■ TASK DESCRIPTION
Skip the pictures, please, and write out exactly the lines from the opening of the data through the line containing "0.99, 0.995, 1.0, 1.0]".

■ INFORMATION SUPPLIED
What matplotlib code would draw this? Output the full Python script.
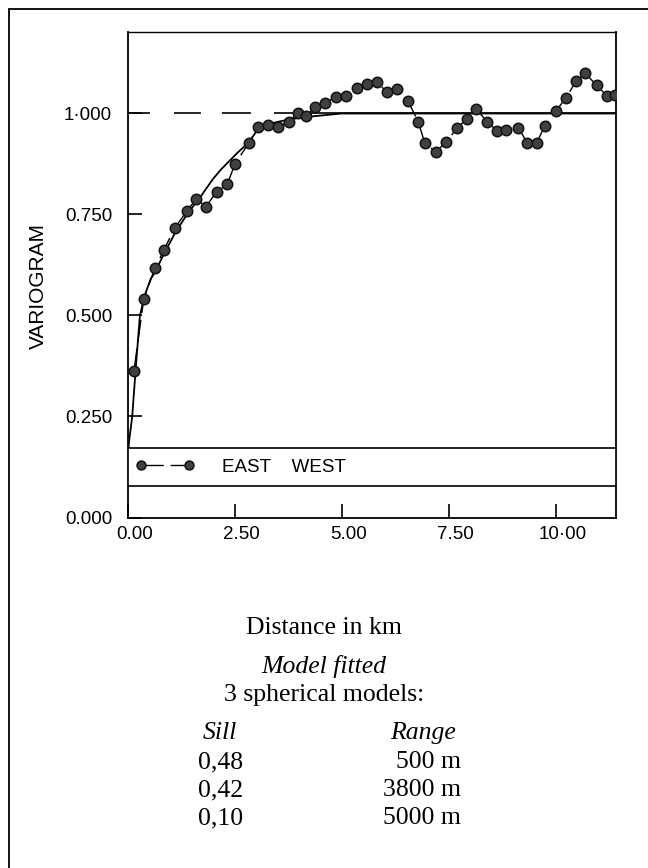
import matplotlib
matplotlib.use("Agg")
import matplotlib.pyplot as plt
import matplotlib.transforms as mtransforms
from matplotlib.patches import Rectangle

plt.rcParams["font.family"] = "Liberation Sans"
plt.rcParams["lines.scale_dashes"] = False

# experimental variogram, east-west direction (lag in km)
lag_km = [0.15, 0.38, 0.64, 0.85, 1.10, 1.39, 1.61, 1.83, 2.08, 2.33,
          2.51, 2.84, 3.05, 3.29, 3.52, 3.77, 3.98, 4.17, 4.38, 4.61,
          4.87, 5.10, 5.35, 5.60, 5.82, 6.06, 6.29, 6.55, 6.79, 6.94,
          7.20, 7.44, 7.69, 7.92, 8.15, 8.40, 8.63, 8.85, 9.13, 9.33,
          9.56, 9.74, 10.00, 10.24, 10.48, 10.69, 10.96, 11.19, 11.38]
gamma = [0.363, 0.541, 0.617, 0.662, 0.716, 0.759, 0.789, 0.769, 0.806, 0.825,
         0.875, 0.928, 0.967, 0.972, 0.967, 0.980, 1.002, 0.994, 1.017, 1.025,
         1.042, 1.043, 1.062, 1.072, 1.078, 1.053, 1.061, 1.031, 0.980, 0.928,
         0.905, 0.929, 0.963, 0.986, 1.010, 0.980, 0.957, 0.959, 0.965, 0.928,
         0.928, 0.968, 1.005, 1.039, 1.080, 1.099, 1.070, 1.044, 1.045]

# fitted model: 3 nested spherical structures
model_km = [0.0, 0.05, 0.11, 0.19, 0.29, 0.37, 0.42, 0.54, 0.64, 0.84,
            1.13, 1.42, 1.70, 1.99, 2.18, 2.57, 2.83, 3.04, 3.27, 3.58,
            4.05, 4.52, 5.00, 11.5]
model_gamma = [0.15, 0.20, 0.25, 0.366, 0.50, 0.535, 0.555, 0.59, 0.607, 0.65,
               0.708, 0.755, 0.793, 0.837, 0.861, 0.903, 0.928, 0.96, 0.973, 0.981,
               0.99, 0.995, 1.0, 1.0]

SILL = 1.0
x_ticks = [0.0, 2.5, 5.0, 7.5, 10.0]
x_labels = ["0.00", "2.50", "5.00", "7.50", "10·00"]
y_ticks = [0.0, 0.25, 0.5, 0.75, 1.0]
y_labels = ["0.000", "0.250", "0.500", "0.750", "1·000"]

sills = ["0,48", "0,42", "0,10"]
ranges = ["500 m", "3800 m", "5000 m"]

W, H = 648, 868
fig = plt.figure(figsize=(W / 100, H / 100), dpi=100)

# page frame
fig.patches.append(Rectangle((9 / W, -0.1), 1.2, 1.1 - 9 / H, transform=fig.transFigure,
                             fill=False, lw=1.3, ec="black"))

ax = fig.add_axes([127.5 / W, 1 - 517.5 / H, (616 - 127.5) / W, (517.5 - 32) / H])
ax.set_xlim(0, 11.41)
ax.set_ylim(0, 1.2017)

ax.plot(model_km, model_gamma, color="black", lw=1.3, zorder=2)
ax.axhline(SILL, color="black", lw=1.2, zorder=2,
           dashes=(15.8, 17.3, 19.4, 15.1, 20.9, 16.6, 600, 1))
pts, = ax.plot(lag_km, gamma, color="black", lw=1.0, dashes=(16, 5),
               marker="o", ms=7.5, mfc="#404040", mec="#111111", mew=1.1, zorder=3)

# legend band across the lower part of the plot
ax.axhspan(0.077, 0.171, fc="white", ec="black", lw=1.2, zorder=4)
leg = ax.legend([pts], ["EAST    WEST"], loc="center left",
                bbox_to_anchor=(0, 0.124 / 1.2017), frameon=False, numpoints=2,
                handlelength=3.2, handletextpad=1.45, borderaxespad=0,
                borderpad=0.4, markerscale=0.85, prop={"size": 13.5})
leg.set_zorder(5)

ax.set_xticks(x_ticks)
ax.set_xticklabels(x_labels)
ax.set_yticks(y_ticks)
ax.set_yticklabels(y_labels)
ax.tick_params(direction="in", length=10, width=1.2, labelsize=13.5)
ax.tick_params(axis="x", pad=6)
ax.tick_params(axis="y", pad=11)
for s in ax.spines.values():
    s.set_linewidth(1.3)
ax.spines["top"].set_linewidth(1.0)

shift = mtransforms.ScaledTranslation(0.07, 0, fig.dpi_scale_trans)
for lbl in ax.get_xticklabels():
    lbl.set_transform(lbl.get_transform() + shift)

fig.text(38 / W, 1 - 286 / H, "VARIOGRAM", rotation=90, ha="center", va="center",
         fontsize=15)

serif = "Liberation Serif"
fig.text(0.5, 1 - 628 / H, "Distance in km", ha="center", va="center",
         family=serif, fontsize=18.5)
fig.text(0.5, 1 - 667 / H, "Model fitted", ha="center", va="center",
         family=serif, style="italic", fontsize=18.5)
fig.text(0.5, 1 - 695 / H, "3 spherical models:", ha="center", va="center",
         family=serif, fontsize=18.5)
fig.text(203 / W, 1 - 733 / H, "Sill", ha="left", va="center",
         family=serif, style="italic", fontsize=18.5)
fig.text(456 / W, 1 - 733 / H, "Range", ha="right", va="center",
         family=serif, style="italic", fontsize=18.5)
for i, (s, r) in enumerate(zip(sills, ranges)):
    y = 1 - (762 + 28 * i) / H
    fig.text(198 / W, y, s, ha="left", va="center", family=serif, fontsize=18.5)
    fig.text(461 / W, y, r, ha="right", va="center", family=serif, fontsize=18.5)

fig.savefig("out.png", dpi=100)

■ SOLUTION BELOW
What matplotlib code would draw this? Output the full Python script.
import matplotlib
matplotlib.use("Agg")
import matplotlib.pyplot as plt
import matplotlib.transforms as mtransforms
from matplotlib.patches import Rectangle

plt.rcParams["font.family"] = "Liberation Sans"
plt.rcParams["lines.scale_dashes"] = False

# experimental variogram, east-west direction (lag in km)
lag_km = [0.15, 0.38, 0.64, 0.85, 1.10, 1.39, 1.61, 1.83, 2.08, 2.33,
          2.51, 2.84, 3.05, 3.29, 3.52, 3.77, 3.98, 4.17, 4.38, 4.61,
          4.87, 5.10, 5.35, 5.60, 5.82, 6.06, 6.29, 6.55, 6.79, 6.94,
          7.20, 7.44, 7.69, 7.92, 8.15, 8.40, 8.63, 8.85, 9.13, 9.33,
          9.56, 9.74, 10.00, 10.24, 10.48, 10.69, 10.96, 11.19, 11.38]
gamma = [0.363, 0.541, 0.617, 0.662, 0.716, 0.759, 0.789, 0.769, 0.806, 0.825,
         0.875, 0.928, 0.967, 0.972, 0.967, 0.980, 1.002, 0.994, 1.017, 1.025,
         1.042, 1.043, 1.062, 1.072, 1.078, 1.053, 1.061, 1.031, 0.980, 0.928,
         0.905, 0.929, 0.963, 0.986, 1.010, 0.980, 0.957, 0.959, 0.965, 0.928,
         0.928, 0.968, 1.005, 1.039, 1.080, 1.099, 1.070, 1.044, 1.045]

# fitted model: 3 nested spherical structures
model_km = [0.0, 0.05, 0.11, 0.19, 0.29, 0.37, 0.42, 0.54, 0.64, 0.84,
            1.13, 1.42, 1.70, 1.99, 2.18, 2.57, 2.83, 3.04, 3.27, 3.58,
            4.05, 4.52, 5.00, 11.5]
model_gamma = [0.15, 0.20, 0.25, 0.366, 0.50, 0.535, 0.555, 0.59, 0.607, 0.65,
               0.708, 0.755, 0.793, 0.837, 0.861, 0.903, 0.928, 0.96, 0.973, 0.981,
               0.99, 0.995, 1.0, 1.0]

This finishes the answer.